-- START Input rows --

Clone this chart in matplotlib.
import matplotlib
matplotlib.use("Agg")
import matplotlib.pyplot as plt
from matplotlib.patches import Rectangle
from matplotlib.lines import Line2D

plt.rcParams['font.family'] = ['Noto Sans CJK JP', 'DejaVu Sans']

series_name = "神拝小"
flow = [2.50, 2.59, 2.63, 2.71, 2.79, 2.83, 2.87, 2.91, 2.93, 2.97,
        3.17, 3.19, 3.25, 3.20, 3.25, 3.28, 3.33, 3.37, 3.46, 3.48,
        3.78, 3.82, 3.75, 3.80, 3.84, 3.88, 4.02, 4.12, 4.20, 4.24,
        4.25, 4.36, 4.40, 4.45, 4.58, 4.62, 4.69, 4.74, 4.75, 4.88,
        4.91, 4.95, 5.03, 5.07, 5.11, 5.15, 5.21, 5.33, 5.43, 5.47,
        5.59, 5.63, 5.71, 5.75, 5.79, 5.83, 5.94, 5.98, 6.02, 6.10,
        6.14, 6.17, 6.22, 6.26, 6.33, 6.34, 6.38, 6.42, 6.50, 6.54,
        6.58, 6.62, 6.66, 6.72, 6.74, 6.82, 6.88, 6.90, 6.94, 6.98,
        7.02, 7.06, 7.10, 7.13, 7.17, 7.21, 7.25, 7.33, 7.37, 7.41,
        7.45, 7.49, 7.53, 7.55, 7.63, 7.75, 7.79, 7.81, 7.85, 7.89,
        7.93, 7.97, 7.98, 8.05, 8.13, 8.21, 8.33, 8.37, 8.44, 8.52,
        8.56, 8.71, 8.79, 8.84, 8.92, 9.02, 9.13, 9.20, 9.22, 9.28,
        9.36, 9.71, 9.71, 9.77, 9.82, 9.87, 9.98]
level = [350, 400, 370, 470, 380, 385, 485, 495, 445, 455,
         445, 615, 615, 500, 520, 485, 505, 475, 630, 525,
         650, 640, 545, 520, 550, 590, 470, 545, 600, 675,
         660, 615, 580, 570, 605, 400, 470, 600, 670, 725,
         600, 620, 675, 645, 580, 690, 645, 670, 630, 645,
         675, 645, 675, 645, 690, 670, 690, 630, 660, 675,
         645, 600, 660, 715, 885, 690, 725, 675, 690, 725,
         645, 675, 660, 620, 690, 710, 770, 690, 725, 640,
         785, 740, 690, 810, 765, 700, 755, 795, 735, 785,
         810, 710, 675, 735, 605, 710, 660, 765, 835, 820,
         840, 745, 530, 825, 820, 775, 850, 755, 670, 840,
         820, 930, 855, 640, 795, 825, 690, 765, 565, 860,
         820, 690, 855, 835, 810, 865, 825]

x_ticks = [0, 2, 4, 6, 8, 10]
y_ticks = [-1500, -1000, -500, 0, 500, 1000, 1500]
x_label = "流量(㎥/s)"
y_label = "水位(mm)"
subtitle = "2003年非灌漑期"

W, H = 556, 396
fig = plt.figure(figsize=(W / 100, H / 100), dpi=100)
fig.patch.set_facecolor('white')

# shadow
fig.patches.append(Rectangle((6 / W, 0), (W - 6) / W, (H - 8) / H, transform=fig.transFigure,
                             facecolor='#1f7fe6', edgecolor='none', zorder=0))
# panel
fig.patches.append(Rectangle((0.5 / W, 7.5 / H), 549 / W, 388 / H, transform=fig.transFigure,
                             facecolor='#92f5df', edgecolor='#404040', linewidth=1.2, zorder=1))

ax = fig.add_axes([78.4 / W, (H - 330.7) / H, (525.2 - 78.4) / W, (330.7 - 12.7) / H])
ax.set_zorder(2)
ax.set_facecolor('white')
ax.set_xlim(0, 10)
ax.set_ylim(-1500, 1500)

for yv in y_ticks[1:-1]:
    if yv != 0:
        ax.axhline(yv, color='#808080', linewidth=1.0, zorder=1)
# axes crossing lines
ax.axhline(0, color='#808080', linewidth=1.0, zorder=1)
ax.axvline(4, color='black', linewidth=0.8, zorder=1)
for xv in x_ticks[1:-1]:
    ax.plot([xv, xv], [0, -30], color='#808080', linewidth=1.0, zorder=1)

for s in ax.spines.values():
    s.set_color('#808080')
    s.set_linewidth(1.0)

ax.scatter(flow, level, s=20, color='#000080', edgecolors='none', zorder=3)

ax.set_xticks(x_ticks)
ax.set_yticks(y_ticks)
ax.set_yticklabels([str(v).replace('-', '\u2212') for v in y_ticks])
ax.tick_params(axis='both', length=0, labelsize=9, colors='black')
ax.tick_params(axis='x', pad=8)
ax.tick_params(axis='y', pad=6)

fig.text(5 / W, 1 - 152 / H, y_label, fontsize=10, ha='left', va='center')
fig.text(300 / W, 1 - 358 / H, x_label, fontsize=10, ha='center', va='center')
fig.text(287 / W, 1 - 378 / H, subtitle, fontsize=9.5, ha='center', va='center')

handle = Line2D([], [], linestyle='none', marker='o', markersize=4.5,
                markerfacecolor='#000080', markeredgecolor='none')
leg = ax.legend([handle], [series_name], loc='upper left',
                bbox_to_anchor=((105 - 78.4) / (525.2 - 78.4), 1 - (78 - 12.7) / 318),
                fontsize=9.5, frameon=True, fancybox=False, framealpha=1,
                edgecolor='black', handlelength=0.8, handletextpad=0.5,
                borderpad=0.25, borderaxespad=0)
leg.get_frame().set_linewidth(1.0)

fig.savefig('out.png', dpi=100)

-- END Input rows --
-- START Input rows --

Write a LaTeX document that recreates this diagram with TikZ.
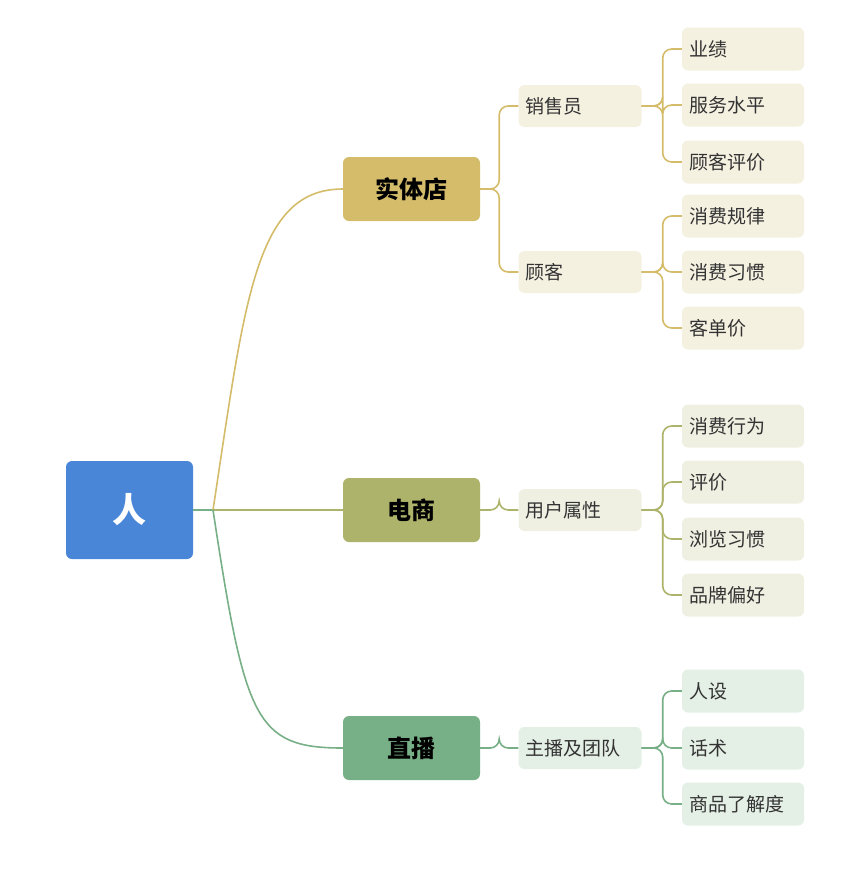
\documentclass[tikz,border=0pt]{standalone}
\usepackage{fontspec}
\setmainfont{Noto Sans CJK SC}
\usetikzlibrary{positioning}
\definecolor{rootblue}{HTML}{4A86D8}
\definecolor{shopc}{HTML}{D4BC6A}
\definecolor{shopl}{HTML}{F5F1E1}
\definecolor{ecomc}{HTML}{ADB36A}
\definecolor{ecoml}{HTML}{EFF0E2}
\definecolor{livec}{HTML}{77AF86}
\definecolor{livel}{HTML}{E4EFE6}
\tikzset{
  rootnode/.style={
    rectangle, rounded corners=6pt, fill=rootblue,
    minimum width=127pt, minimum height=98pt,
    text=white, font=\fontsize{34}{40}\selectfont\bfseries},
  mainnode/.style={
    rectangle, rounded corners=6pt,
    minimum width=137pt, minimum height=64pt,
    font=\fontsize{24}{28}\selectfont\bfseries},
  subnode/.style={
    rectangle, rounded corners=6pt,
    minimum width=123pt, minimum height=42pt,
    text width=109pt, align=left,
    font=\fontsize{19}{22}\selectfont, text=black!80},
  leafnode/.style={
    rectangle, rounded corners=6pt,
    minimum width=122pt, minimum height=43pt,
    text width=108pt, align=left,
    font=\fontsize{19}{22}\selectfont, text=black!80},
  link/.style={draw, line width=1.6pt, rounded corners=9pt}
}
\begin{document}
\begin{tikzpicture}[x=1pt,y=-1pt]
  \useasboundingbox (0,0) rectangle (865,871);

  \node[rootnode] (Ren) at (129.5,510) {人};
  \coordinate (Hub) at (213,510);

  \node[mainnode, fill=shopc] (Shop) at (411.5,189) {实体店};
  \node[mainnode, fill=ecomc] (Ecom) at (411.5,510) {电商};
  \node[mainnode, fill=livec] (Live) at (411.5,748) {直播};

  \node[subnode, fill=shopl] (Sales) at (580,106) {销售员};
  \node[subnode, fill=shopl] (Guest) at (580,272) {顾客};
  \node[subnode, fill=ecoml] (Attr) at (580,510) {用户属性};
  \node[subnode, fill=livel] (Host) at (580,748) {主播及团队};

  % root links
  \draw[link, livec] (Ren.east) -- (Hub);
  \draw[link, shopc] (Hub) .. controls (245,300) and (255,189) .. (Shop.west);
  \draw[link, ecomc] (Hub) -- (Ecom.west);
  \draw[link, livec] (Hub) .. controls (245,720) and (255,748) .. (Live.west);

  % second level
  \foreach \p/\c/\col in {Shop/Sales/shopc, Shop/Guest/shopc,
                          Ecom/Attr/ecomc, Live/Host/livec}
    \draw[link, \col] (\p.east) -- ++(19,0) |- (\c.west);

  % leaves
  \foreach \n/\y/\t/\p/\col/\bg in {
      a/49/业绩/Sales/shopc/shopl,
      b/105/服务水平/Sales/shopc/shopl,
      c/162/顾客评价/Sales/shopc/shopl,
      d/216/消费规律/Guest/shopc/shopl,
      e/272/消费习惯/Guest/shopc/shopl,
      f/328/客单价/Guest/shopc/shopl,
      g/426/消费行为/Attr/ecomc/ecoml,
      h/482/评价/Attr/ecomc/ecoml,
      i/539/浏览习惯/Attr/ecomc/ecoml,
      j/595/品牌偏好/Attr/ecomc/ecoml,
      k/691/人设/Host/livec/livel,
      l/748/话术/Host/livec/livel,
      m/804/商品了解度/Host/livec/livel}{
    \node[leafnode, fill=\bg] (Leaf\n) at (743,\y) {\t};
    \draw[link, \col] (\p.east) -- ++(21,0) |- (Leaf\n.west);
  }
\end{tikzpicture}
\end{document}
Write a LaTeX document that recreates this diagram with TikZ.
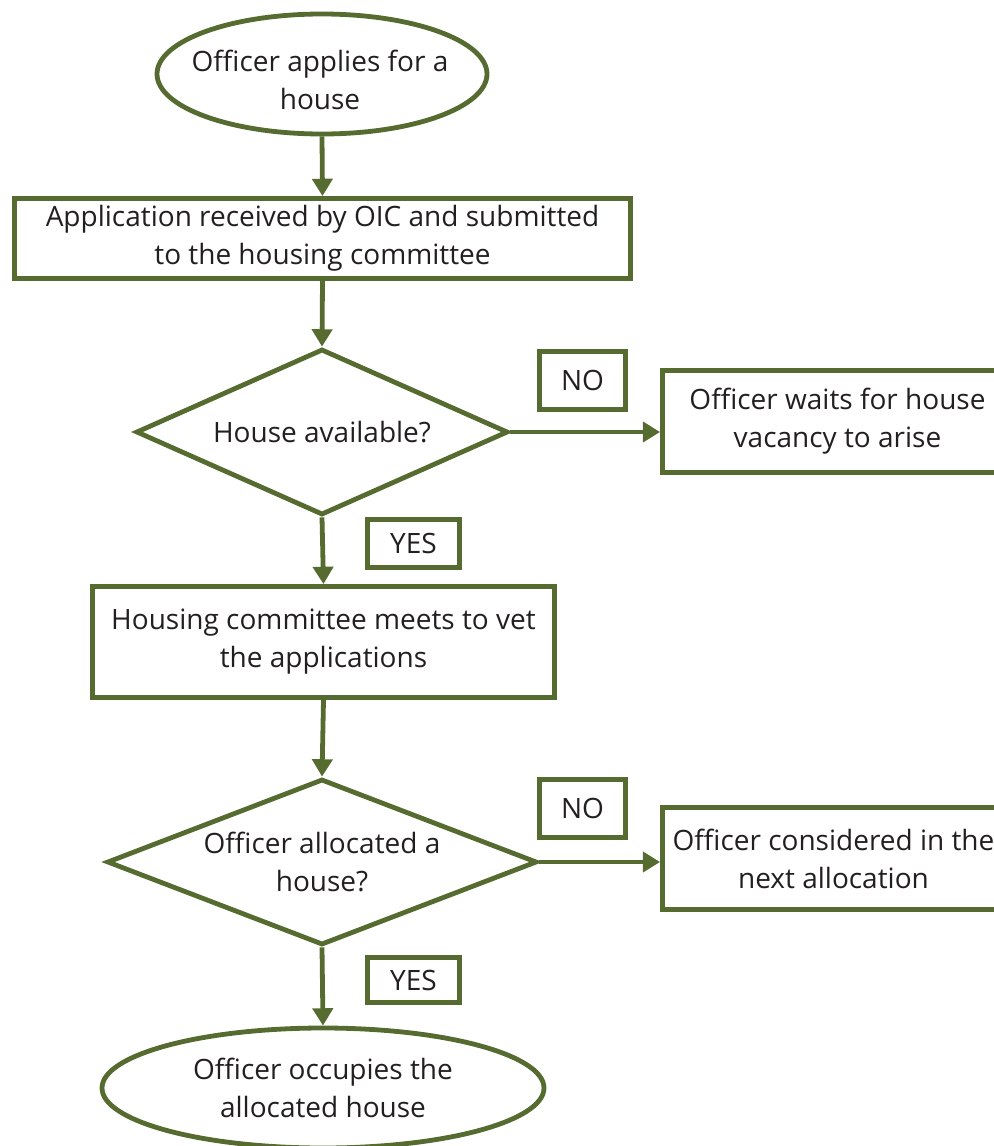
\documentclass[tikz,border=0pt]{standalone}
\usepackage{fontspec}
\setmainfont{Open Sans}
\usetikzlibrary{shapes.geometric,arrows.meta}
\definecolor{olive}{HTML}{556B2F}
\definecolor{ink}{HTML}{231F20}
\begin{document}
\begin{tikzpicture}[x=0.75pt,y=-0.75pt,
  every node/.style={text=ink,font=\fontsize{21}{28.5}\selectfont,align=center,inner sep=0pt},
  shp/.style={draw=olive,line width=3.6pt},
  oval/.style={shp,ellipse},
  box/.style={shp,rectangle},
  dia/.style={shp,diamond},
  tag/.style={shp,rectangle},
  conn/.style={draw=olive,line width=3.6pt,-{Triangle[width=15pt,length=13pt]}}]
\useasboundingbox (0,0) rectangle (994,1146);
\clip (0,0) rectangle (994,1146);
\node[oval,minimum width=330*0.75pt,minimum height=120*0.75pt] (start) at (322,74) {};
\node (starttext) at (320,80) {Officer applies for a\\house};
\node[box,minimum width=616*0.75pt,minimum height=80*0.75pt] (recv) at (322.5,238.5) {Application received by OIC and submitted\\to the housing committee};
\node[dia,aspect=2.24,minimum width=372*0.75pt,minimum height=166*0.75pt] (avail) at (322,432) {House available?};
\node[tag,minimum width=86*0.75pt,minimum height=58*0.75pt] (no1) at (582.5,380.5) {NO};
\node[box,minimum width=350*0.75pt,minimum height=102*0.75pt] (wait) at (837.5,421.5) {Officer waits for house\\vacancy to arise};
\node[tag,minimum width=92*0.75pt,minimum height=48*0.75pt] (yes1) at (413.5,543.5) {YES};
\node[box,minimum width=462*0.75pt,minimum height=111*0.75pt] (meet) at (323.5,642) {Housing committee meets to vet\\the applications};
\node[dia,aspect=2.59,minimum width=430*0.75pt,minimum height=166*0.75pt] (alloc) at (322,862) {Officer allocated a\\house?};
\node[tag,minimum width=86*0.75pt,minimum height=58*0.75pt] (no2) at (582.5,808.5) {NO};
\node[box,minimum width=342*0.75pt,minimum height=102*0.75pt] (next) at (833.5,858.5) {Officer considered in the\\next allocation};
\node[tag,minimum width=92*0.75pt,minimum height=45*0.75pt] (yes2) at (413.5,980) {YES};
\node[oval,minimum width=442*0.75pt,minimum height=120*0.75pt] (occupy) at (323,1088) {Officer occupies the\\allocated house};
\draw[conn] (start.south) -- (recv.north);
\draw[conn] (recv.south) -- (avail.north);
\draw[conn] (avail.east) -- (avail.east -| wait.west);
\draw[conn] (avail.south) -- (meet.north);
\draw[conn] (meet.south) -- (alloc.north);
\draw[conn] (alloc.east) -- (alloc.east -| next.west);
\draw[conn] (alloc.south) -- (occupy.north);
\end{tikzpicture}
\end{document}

-- END Input rows --

Given request: Copy out exactly the lines from the one containing "Clone this chart in matplotlib." to the one containing "plt.rcParams['font.family'] = ['Noto", both ends inclusive.

The response:
Clone this chart in matplotlib.
import matplotlib
matplotlib.use("Agg")
import matplotlib.pyplot as plt
from matplotlib.patches import Rectangle
from matplotlib.lines import Line2D

plt.rcParams['font.family'] = ['Noto Sans CJK JP', 'DejaVu Sans']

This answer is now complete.